With their bright yellow blooms and fluffy seed heads, dandelions are among our most familiar plants. By blowing their spherical seedheads, generations of children have helped make dandelions one of Britain’s most common plants. Often viewed as troublesome weeds, dandelions have many herbal uses and are an important early source of nectar and pollen for insects such as butterflies and bees. Perhaps surprisingly, the humble dandelion is not a single species, but hundreds of very similar micro-species. Incredibly, there are estimated 250 different species of dandelion in Britain!

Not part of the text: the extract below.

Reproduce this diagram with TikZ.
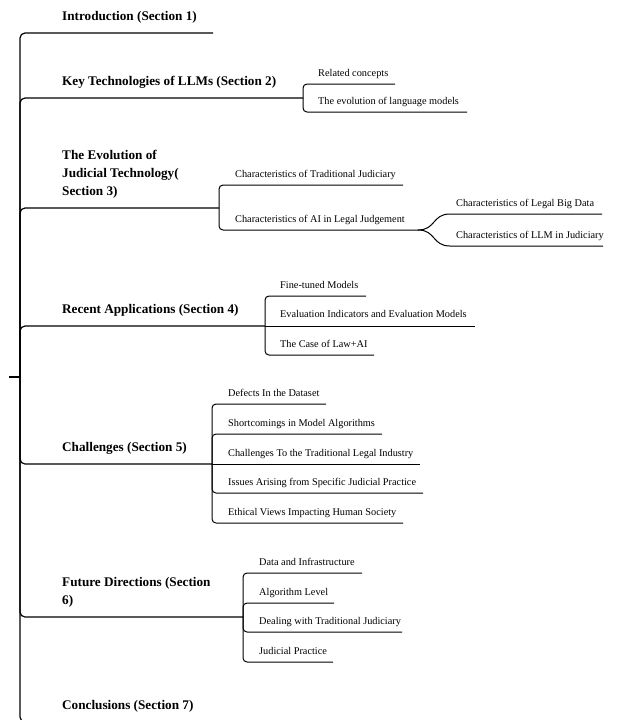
\documentclass[tikz,border=0pt]{standalone}
\usepackage{fontspec}
\setmainfont{Liberation Serif}
\usepackage{tikz}
\usetikzlibrary{positioning}

\tikzset{
  sec/.style={font=\fontsize{13.2}{18}\selectfont\bfseries, anchor=south west, inner sep=0pt, align=left},
  sub/.style={font=\fontsize{10.3}{12}\selectfont, anchor=base west, inner sep=0pt},
  trunk/.style={line width=1.2pt, rounded corners=5pt},
  twig/.style={line width=1pt, rounded corners=4pt}
}

\begin{document}
\begin{tikzpicture}[x=1pt, y=-1pt]
                \useasboundingbox (0,0) rectangle (616,720);

                \coordinate (root) at (9,377);
                \coordinate (hub) at (20,377);
                \draw[line width=1.2pt] (root) -- (hub);

                % section 1
                \coordinate (introend) at (213,33);
                \node[sec] (intro) at (62,23.5) {Introduction (Section 1)};
                \draw[trunk] (hub) |- (introend);

                % section 2
                \coordinate (keyj) at (303,98);
                \node[sec] (key) at (62,88.5) {Key Technologies of LLMs (Section 2)};
                \draw[trunk] (hub) |- (keyj);
                \coordinate (relend) at (395,84);
                \coordinate (evoend) at (467,112);
                \node[sub] (rel) at (318,76) {Related concepts};
                \node[sub] (evo) at (318,104) {The evolution of language models};
                \draw[twig] (keyj) |- (relend);
                \draw[twig] (keyj) |- (evoend);

                % section 3
                \coordinate (judj) at (219,208);
                \node[sec] (jud) at (62,198.5) {The Evolution of\\Judicial Technology(\\Section 3)};
                \draw[trunk] (hub) |- (judj);
                \coordinate (tradend) at (403,185);
                \coordinate (aij) at (418,230);
                \node[sub] (trad) at (235,177.5) {Characteristics of Traditional Judiciary};
                \node[sub] (ai) at (235,222.5) {Characteristics of AI in Legal Judgement};
                \draw[twig] (judj) |- (tradend);
                \draw[twig] (judj) |- (aij);
                \coordinate (bigbeg) at (450,214);
                \coordinate (bigend) at (602,214);
                \coordinate (llmbeg) at (450,246);
                \coordinate (llmend) at (603,246);
                \node[sub] (big) at (456,206.5) {Characteristics of Legal Big Data};
                \node[sub] (llm) at (456,238.5) {Characteristics of LLM in Judiciary};
                \draw[line width=1pt] (aij) .. controls (436,230) and (432,214) .. (bigbeg) -- (bigend);
                \draw[line width=1pt] (aij) .. controls (436,230) and (432,246) .. (llmbeg) -- (llmend);

                % section 4
                \coordinate (appj) at (265,326);
                \node[sec] (app) at (62,316.5) {Recent Applications (Section 4)};
                \draw[trunk] (hub) |- (appj);
                \coordinate (fineend) at (366,296);
                \coordinate (evalend) at (475,326);
                \coordinate (caseend) at (374,355);
                \node[sub] (fine) at (280,288) {Fine-tuned Models};
                \node[sub] (eval) at (280,317) {Evaluation Indicators and Evaluation Models};
                \node[sub] (case) at (280,347) {The Case of Law+AI};
                \draw[twig] (appj) |- (fineend);
                \draw[twig] (appj) -- (evalend);
                \draw[twig] (appj) |- (caseend);

                % section 5
                \coordinate (chaj) at (212,464);
                \node[sec] (cha) at (62,454.5) {Challenges (Section 5)};
                \draw[trunk] (hub) |- (chaj);
                \coordinate (defend) at (326,404);
                \coordinate (shoend) at (382,434);
                \coordinate (indend) at (420,464);
                \coordinate (issend) at (423,493);
                \coordinate (ethend) at (403,523);
                \node[sub] (def) at (228,396) {Defects In the Dataset};
                \node[sub] (sho) at (228,426) {Shortcomings in Model Algorithms};
                \node[sub] (ind) at (228,456) {Challenges To the Traditional Legal Industry};
                \node[sub] (iss) at (228,485) {Issues Arising from Specific Judicial Practice};
                \node[sub] (eth) at (228,515) {Ethical Views Impacting Human Society};
                \draw[twig] (chaj) |- (defend);
                \draw[twig] (chaj) |- (shoend);
                \draw[twig] (chaj) -- (indend);
                \draw[twig] (chaj) |- (issend);
                \draw[twig] (chaj) |- (ethend);

                % section 6
                \coordinate (futj) at (243,617);
                \node[sec] (fut) at (62,607.5) {Future Directions (Section\\6)};
                \draw[trunk] (hub) |- (futj);
                \coordinate (dataend) at (362,573);
                \coordinate (algend) at (334,603);
                \coordinate (dealend) at (402,632);
                \coordinate (pracend) at (333,662);
                \node[sub] (data) at (259,565) {Data and Infrastructure};
                \node[sub] (alg) at (259,595) {Algorithm Level};
                \node[sub] (deal) at (259,624) {Dealing with Traditional Judiciary};
                \node[sub] (prac) at (259,654) {Judicial Practice};
                \draw[twig] (futj) |- (dataend);
                \draw[twig] (futj) |- (algend);
                \draw[twig] (futj) |- (dealend);
                \draw[twig] (futj) |- (pracend);

                % section 7
                \coordinate (conend) at (230,722);
                \node[sec] (con) at (62,712.5) {Conclusions (Section 7)};
                \draw[trunk] (hub) |- (conend);

        \end{tikzpicture}
\end{document}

During a recent guided walk led by Liam Olds (Colliery Spoil Biodiversity Initiative) at Cwm Coal Tips, near Beddau, Rhondda Cynon Taf, the botanist Dr Tim Rich noticed a lightly-spotted dandelion. A picture of this dandelion was sent to Prof. John Richards, who identified it as Bertha’s dandelion (Taraxacum berthae). Bertha’s dandelion is a rare British endemic and this discovery at Cwm Coal Tips is the first time it has been recorded in the vice-county of Glamorgan (VC41). Key identification features are the pale spots on the leaves, the long terminal lobes, the dark reddish purple ligule stripes and the glaucous, appressed bracts.
During a second follow-up visit, Dr Tim Rich found Bertha’s dandelion quite widely around the site, especially on the slightly disturbed, damp muddy sides of tracks where the soil was grey clay, and occasionally on dryer ground. A total of 32 plants were recorded widely around the site, though Tim notes that it is certainly more frequent than that. It therefore appears that Cwm Coal Tips are an important site for this rare dandelion that was only found in one out of six sites surveyed in Northern England and Southern Scotland in 2017.
Discoveries such as this show just how special coal tips are. On a daily basis, we continue to learn more about the unique flora and fauna that these sites support. I urge anyone with an interest in natural history to visit your local coal tip or colliery site – you will not be disappointed. My thanks and congratulations are sent to Dr Tim Rich for this amazing discovery.